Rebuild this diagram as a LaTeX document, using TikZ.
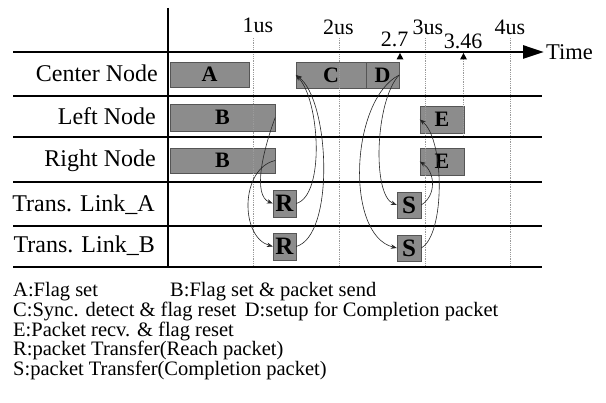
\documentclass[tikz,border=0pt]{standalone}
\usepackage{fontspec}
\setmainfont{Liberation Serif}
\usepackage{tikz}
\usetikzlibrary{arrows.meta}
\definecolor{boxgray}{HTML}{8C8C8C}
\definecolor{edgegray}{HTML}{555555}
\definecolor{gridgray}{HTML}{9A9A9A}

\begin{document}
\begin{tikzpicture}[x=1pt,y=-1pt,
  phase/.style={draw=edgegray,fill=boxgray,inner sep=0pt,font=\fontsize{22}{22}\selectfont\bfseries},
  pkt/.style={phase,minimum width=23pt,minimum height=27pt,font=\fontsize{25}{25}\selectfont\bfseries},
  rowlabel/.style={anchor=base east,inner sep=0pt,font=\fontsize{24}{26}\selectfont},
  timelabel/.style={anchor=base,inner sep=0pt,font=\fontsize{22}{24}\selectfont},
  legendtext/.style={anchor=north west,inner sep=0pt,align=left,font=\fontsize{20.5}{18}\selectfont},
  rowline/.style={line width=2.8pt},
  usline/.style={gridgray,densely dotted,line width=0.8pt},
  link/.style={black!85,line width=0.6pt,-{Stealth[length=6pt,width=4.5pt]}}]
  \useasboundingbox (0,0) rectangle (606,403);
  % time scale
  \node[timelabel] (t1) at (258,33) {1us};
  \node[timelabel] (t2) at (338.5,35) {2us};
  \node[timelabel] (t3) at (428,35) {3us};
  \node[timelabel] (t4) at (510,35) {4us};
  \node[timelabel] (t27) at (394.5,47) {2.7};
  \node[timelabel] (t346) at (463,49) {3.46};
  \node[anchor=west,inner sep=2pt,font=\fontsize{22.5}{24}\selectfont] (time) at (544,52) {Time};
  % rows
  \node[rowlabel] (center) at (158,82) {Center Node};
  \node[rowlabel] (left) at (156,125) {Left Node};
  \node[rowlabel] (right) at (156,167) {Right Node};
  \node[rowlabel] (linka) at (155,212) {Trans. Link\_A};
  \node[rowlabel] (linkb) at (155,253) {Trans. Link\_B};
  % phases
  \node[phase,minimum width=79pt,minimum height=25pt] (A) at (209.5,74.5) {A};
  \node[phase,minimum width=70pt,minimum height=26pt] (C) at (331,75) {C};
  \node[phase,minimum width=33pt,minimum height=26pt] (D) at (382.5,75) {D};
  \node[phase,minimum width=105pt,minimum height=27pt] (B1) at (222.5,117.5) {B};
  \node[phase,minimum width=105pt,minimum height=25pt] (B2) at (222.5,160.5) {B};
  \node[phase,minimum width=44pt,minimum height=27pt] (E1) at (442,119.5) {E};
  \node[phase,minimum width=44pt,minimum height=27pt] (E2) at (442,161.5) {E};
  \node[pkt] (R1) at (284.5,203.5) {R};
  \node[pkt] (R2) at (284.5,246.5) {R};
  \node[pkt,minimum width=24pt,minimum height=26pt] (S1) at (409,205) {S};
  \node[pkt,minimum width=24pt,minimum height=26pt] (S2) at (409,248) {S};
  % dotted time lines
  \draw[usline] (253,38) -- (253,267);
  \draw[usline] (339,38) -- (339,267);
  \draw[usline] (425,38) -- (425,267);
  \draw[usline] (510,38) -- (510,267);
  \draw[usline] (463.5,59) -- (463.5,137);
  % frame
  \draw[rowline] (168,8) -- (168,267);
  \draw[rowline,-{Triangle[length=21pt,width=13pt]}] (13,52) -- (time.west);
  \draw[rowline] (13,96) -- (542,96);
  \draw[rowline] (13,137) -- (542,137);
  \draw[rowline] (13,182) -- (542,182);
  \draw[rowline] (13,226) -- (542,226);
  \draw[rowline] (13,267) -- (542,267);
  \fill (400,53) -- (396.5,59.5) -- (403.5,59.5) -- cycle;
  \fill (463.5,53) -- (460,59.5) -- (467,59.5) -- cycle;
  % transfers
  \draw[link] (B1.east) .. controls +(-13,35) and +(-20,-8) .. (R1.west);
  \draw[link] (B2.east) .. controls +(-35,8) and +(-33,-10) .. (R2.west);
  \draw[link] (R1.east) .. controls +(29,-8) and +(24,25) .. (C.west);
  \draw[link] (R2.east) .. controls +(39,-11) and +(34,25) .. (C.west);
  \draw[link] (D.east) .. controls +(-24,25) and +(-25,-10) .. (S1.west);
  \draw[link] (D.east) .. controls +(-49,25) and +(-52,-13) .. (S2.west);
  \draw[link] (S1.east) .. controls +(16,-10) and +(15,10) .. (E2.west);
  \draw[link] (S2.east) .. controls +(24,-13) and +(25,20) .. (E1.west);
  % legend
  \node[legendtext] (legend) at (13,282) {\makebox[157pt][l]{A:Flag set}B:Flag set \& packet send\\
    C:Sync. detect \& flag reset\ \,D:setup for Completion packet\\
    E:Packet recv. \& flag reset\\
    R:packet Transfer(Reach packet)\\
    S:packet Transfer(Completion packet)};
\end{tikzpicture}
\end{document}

_WRITTEN INSTRUCTION_
Set down the material above as is, without any pictures.

_THE RESPONSE_
Rebuild this diagram as a LaTeX document, using TikZ.
\documentclass[tikz,border=0pt]{standalone}
\usepackage{fontspec}
\setmainfont{Liberation Serif}
\usepackage{tikz}
\usetikzlibrary{arrows.meta}
\definecolor{boxgray}{HTML}{8C8C8C}
\definecolor{edgegray}{HTML}{555555}
\definecolor{gridgray}{HTML}{9A9A9A}

\begin{document}
\begin{tikzpicture}[x=1pt,y=-1pt,
  phase/.style={draw=edgegray,fill=boxgray,inner sep=0pt,font=\fontsize{22}{22}\selectfont\bfseries},
  pkt/.style={phase,minimum width=23pt,minimum height=27pt,font=\fontsize{25}{25}\selectfont\bfseries},
  rowlabel/.style={anchor=base east,inner sep=0pt,font=\fontsize{24}{26}\selectfont},
  timelabel/.style={anchor=base,inner sep=0pt,font=\fontsize{22}{24}\selectfont},
  legendtext/.style={anchor=north west,inner sep=0pt,align=left,font=\fontsize{20.5}{18}\selectfont},
  rowline/.style={line width=2.8pt},
  usline/.style={gridgray,densely dotted,line width=0.8pt},
  link/.style={black!85,line width=0.6pt,-{Stealth[length=6pt,width=4.5pt]}}]
  \useasboundingbox (0,0) rectangle (606,403);
  % time scale
  \node[timelabel] (t1) at (258,33) {1us};
  \node[timelabel] (t2) at (338.5,35) {2us};
  \node[timelabel] (t3) at (428,35) {3us};
  \node[timelabel] (t4) at (510,35) {4us};
  \node[timelabel] (t27) at (394.5,47) {2.7};
  \node[timelabel] (t346) at (463,49) {3.46};
  \node[anchor=west,inner sep=2pt,font=\fontsize{22.5}{24}\selectfont] (time) at (544,52) {Time};
  % rows
  \node[rowlabel] (center) at (158,82) {Center Node};
  \node[rowlabel] (left) at (156,125) {Left Node};
  \node[rowlabel] (right) at (156,167) {Right Node};
  \node[rowlabel] (linka) at (155,212) {Trans. Link\_A};
  \node[rowlabel] (linkb) at (155,253) {Trans. Link\_B};
  % phases
  \node[phase,minimum width=79pt,minimum height=25pt] (A) at (209.5,74.5) {A};
  \node[phase,minimum width=70pt,minimum height=26pt] (C) at (331,75) {C};
  \node[phase,minimum width=33pt,minimum height=26pt] (D) at (382.5,75) {D};
  \node[phase,minimum width=105pt,minimum height=27pt] (B1) at (222.5,117.5) {B};
  \node[phase,minimum width=105pt,minimum height=25pt] (B2) at (222.5,160.5) {B};
  \node[phase,minimum width=44pt,minimum height=27pt] (E1) at (442,119.5) {E};
  \node[phase,minimum width=44pt,minimum height=27pt] (E2) at (442,161.5) {E};
  \node[pkt] (R1) at (284.5,203.5) {R};
  \node[pkt] (R2) at (284.5,246.5) {R};
  \node[pkt,minimum width=24pt,minimum height=26pt] (S1) at (409,205) {S};
  \node[pkt,minimum width=24pt,minimum height=26pt] (S2) at (409,248) {S};
  % dotted time lines
  \draw[usline] (253,38) -- (253,267);
  \draw[usline] (339,38) -- (339,267);
  \draw[usline] (425,38) -- (425,267);
  \draw[usline] (510,38) -- (510,267);
  \draw[usline] (463.5,59) -- (463.5,137);
  % frame
  \draw[rowline] (168,8) -- (168,267);
  \draw[rowline,-{Triangle[length=21pt,width=13pt]}] (13,52) -- (time.west);
  \draw[rowline] (13,96) -- (542,96);
  \draw[rowline] (13,137) -- (542,137);
  \draw[rowline] (13,182) -- (542,182);
  \draw[rowline] (13,226) -- (542,226);
  \draw[rowline] (13,267) -- (542,267);
  \fill (400,53) -- (396.5,59.5) -- (403.5,59.5) -- cycle;
  \fill (463.5,53) -- (460,59.5) -- (467,59.5) -- cycle;
  % transfers
  \draw[link] (B1.east) .. controls +(-13,35) and +(-20,-8) .. (R1.west);
  \draw[link] (B2.east) .. controls +(-35,8) and +(-33,-10) .. (R2.west);
  \draw[link] (R1.east) .. controls +(29,-8) and +(24,25) .. (C.west);
  \draw[link] (R2.east) .. controls +(39,-11) and +(34,25) .. (C.west);
  \draw[link] (D.east) .. controls +(-24,25) and +(-25,-10) .. (S1.west);
  \draw[link] (D.east) .. controls +(-49,25) and +(-52,-13) .. (S2.west);
  \draw[link] (S1.east) .. controls +(16,-10) and +(15,10) .. (E2.west);
  \draw[link] (S2.east) .. controls +(24,-13) and +(25,20) .. (E1.west);
  % legend
  \node[legendtext] (legend) at (13,282) {\makebox[157pt][l]{A:Flag set}B:Flag set \& packet send\\
    C:Sync. detect \& flag reset\ \,D:setup for Completion packet\\
    E:Packet recv. \& flag reset\\
    R:packet Transfer(Reach packet)\\
    S:packet Transfer(Completion packet)};
\end{tikzpicture}
\end{document}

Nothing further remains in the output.